The reason is that Bill’s Toasty Shop is open 24/7 (it’s closed Christmas and Thanksgiving during the day and evening but is back frying by 10 p.m.) and the clientele also includes those who weave in from local watering holes at midnight or 3 a.m.
The cooks occasionally find the odd drunk asleep on the freezer after a failed attempt to navigate to the restroom, but generally customers behave themselves. Generally. “Weekends and midnight, you never know what is going to happen,” says Sheena Donoho, another Toasty’s worker. “But it’s a blast; you’ve really go to experience it yourself.”
Her boss, Scallions, picked up a lot of experience watching her late mother, Patty, and her now 86-year-old father, Calvin, deftly handle the reins for some 30 years.

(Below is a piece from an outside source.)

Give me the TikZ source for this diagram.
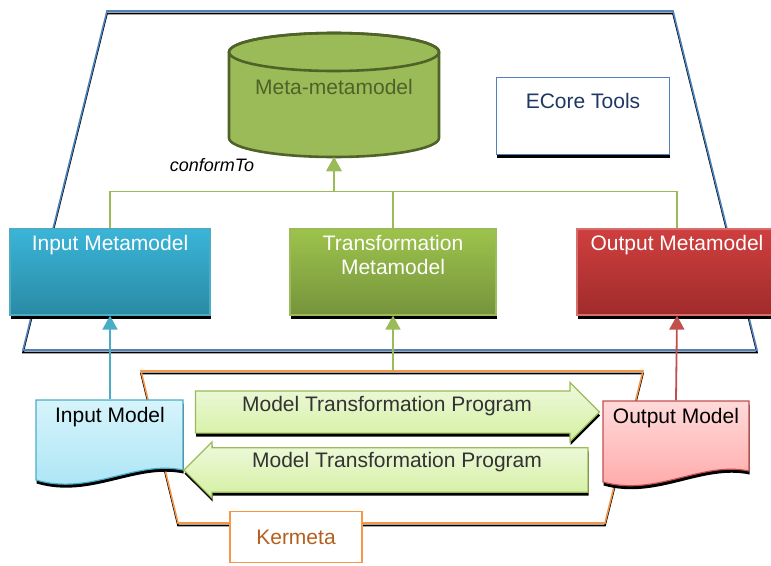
\documentclass[tikz,border=0pt]{standalone}
\usepackage{fontspec}
\setmainfont{Liberation Sans}
\usetikzlibrary{positioning}
\usetikzlibrary{shapes.arrows}
\usetikzlibrary{shadows}
\usetikzlibrary{arrows.meta}

\definecolor{ecoreblue}{RGB}{79,129,189}
\definecolor{ecoretext}{RGB}{31,56,100}
\definecolor{olivegreen}{RGB}{155,187,89}
\definecolor{darkolive}{RGB}{79,98,40}
\definecolor{aqua}{RGB}{75,172,198}
\definecolor{brick}{RGB}{192,80,77}
\definecolor{kerorange}{RGB}{247,150,70}
\definecolor{kertext}{RGB}{180,95,30}

\begin{document}
\begin{tikzpicture}[x=1pt, y=-1pt,
    every node/.style={font=\fontsize{21pt}{24pt}\selectfont, inner sep=0pt},
    blackshadow/.style={drop shadow={shadow xshift=0.6pt, shadow yshift=-3.5pt, fill=black, opacity=1}},
    metabox/.style={minimum width=200pt, minimum height=86pt, line width=1.2pt, blackshadow},
    toplabel/.style={anchor=north, yshift=-6.5pt, text=white, align=center},
    bigarrow/.style={single arrow, minimum height=404pt, draw=olivegreen, line width=1.2pt,
        top color={rgb,255:red,238;green,249;blue,221}, bottom color={rgb,255:red,212;green,240;blue,160},
        blackshadow, text=black!80},
    conn/.style={line width=1.8pt, -{Triangle[width=15pt,length=14pt]}}
  ]
  \useasboundingbox (0,0) rectangle (771,565);

  % Frames
  \draw[black, line width=1.6pt, yshift=-2.5pt] (107,11) -- (673,11) -- (757,350) -- (23,350) -- cycle;
  \draw[ecoreblue, line width=1.6pt] (107,11) -- (673,11) -- (757,350) -- (23,350) -- cycle;
  \draw[black, line width=1.6pt, yshift=-2.5pt] (141,371) -- (643,371) -- (605,523) -- (178,523) -- cycle;
  \draw[kerorange, line width=1.6pt] (141,371) -- (643,371) -- (605,523) -- (178,523) -- cycle;

  % Cylinder
  \path[fill=olivegreen, draw=darkolive, line width=2.6pt] (229,52) -- (229,138)
    arc[start angle=180, end angle=360, x radius=105pt, y radius=19pt] -- (439,52)
    arc[start angle=0, end angle=180, x radius=105pt, y radius=19pt] -- cycle;
  \draw[darkolive, line width=2.6pt] (334,52) ellipse[x radius=105pt, y radius=19pt];

  % Documents
  \path[blackshadow, draw=aqua, line width=1.2pt,
    top color={rgb,255:red,215;green,244;blue,251}, bottom color={rgb,255:red,167;green,228;blue,245}]
    (36,400) -- (183,400) -- (183,470) .. controls (135,460) and (90,496) .. (36,480) -- cycle;
  \path[blackshadow, draw=brick, line width=1.2pt,
    top color={rgb,255:red,255;green,218;blue,218}, bottom color={rgb,255:red,255;green,165;blue,165}]
    (603,401) -- (749,401) -- (749,471) .. controls (701,461) and (656,497) .. (603,482) -- cycle;

  % Nodes
  \node at (334,95) (meta) [minimum width=210pt, minimum height=124pt] {};
  \node at (334,87) (metatext) [text=darkolive] {Meta-metamodel};
  \node at (212,165) (conform) [font=\fontsize{18pt}{20pt}\selectfont\itshape] {conformTo};
  \node at (583,116) (ecore) [minimum width=173pt, minimum height=77pt, draw=ecoreblue, line width=1.4pt,
    fill=white, blackshadow, label={[toplabel, text=ecoretext, yshift=-9.5pt]north:ECore Tools}] {};

  \node at (110,272) (inmm) [metabox, draw=aqua,
    top color={rgb,255:red,58;green,181;blue,216}, bottom color={rgb,255:red,42;green,138;blue,164},
    label={[toplabel]north:Input Metamodel}] {};
  \node at (393,272) (trmm) [metabox, minimum width=206pt, draw=olivegreen,
    top color={rgb,255:red,157;green,195;blue,76}, bottom color={rgb,255:red,118;green,147;blue,60},
    label={[toplabel]north:{Transformation\\Metamodel}}] {};
  \node at (677,272) (outmm) [metabox, draw={rgb,255:red,214;green,110;blue,108},
    top color={rgb,255:red,207;green,63;blue,63}, bottom color={rgb,255:red,160;green,43;blue,43},
    label={[toplabel]north:Output Metamodel}] {};

  \node at (110,442) (inmod) [minimum width=147pt, minimum height=85pt,
    label={[toplabel, text=black, yshift=-1pt]north:Input Model}] {};
  \node at (676,442) (outmod) [minimum width=146pt, minimum height=83pt,
    label={[toplabel, text=black, yshift=-1pt]north:Output Model}] {};

  \node at (387,412) (fwd) [bigarrow, minimum width=59pt, single arrow head extend=7pt,
    text height=16pt, text depth=18pt] {Model Transformation Program};
  \node at (397,470) (bwd) [bigarrow, minimum width=56pt, single arrow head extend=5pt,
    shape border rotate=180, text height=16pt, text depth=21pt] {Model Transformation Program};

  \node at (296,537) (kermeta) [minimum width=132pt, minimum height=51pt, draw=kerorange,
    line width=1.4pt, fill=white, text=kertext] {Kermeta};
  \coordinate (kertop) at (393,371);

  % Arrows
  \draw[conn, olivegreen] (inmm.north) -- ++(0,-37) -| (meta.south);
  \draw[conn, olivegreen] (trmm.north) -- ++(0,-37) -| (meta.south);
  \draw[conn, olivegreen] (outmm.north) -- ++(0,-37) -| (meta.south);
  \draw[conn, aqua] (inmod.north) -- (inmm.south);
  \draw[conn, olivegreen] (kertop) -- (trmm.south);
  \draw[conn, brick] (outmod.north) -- (outmm.south);

\end{tikzpicture}
\end{document}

She says her dad, who ate in there when he was a boy, always loved the place and had set his heart on owning it when he got ready to buy in 1980.
“There had been something going on between him and the owner at that time, and he wouldn’t sell it to him,” she recalls. “So my dad went to the owner of the building the business is in and he just bought the whole building, all the way down to the corner. It wasn’t long after that my dad took this place over and ran it with my mom. You mustn’t forget her; she was the backbone, too.”
Their daughter is fully aware of the historic legacy now in her trust and says the fame of the place continues to spread faster than a grease stain. “Charley Pride and Boxcar Willie have all been in here,” she says. “People come from all over because they love the food, and they know it’s just the same kind of food you got back in the day.”
First-time diners, locally known as “Toasty’s virgins,” can commemorate their visit with coveted souvenir T-shirts, which are now washing up as far away as the wilds of the Alaskan crab fishing grounds. “I was just sitting there a few months ago watching that `Deadliest Catch’ TV show,” recalls Charlie Butler, another member of the diner’s crew. “And one of the cameramen had on a Bill’s Toasty T-shirt.”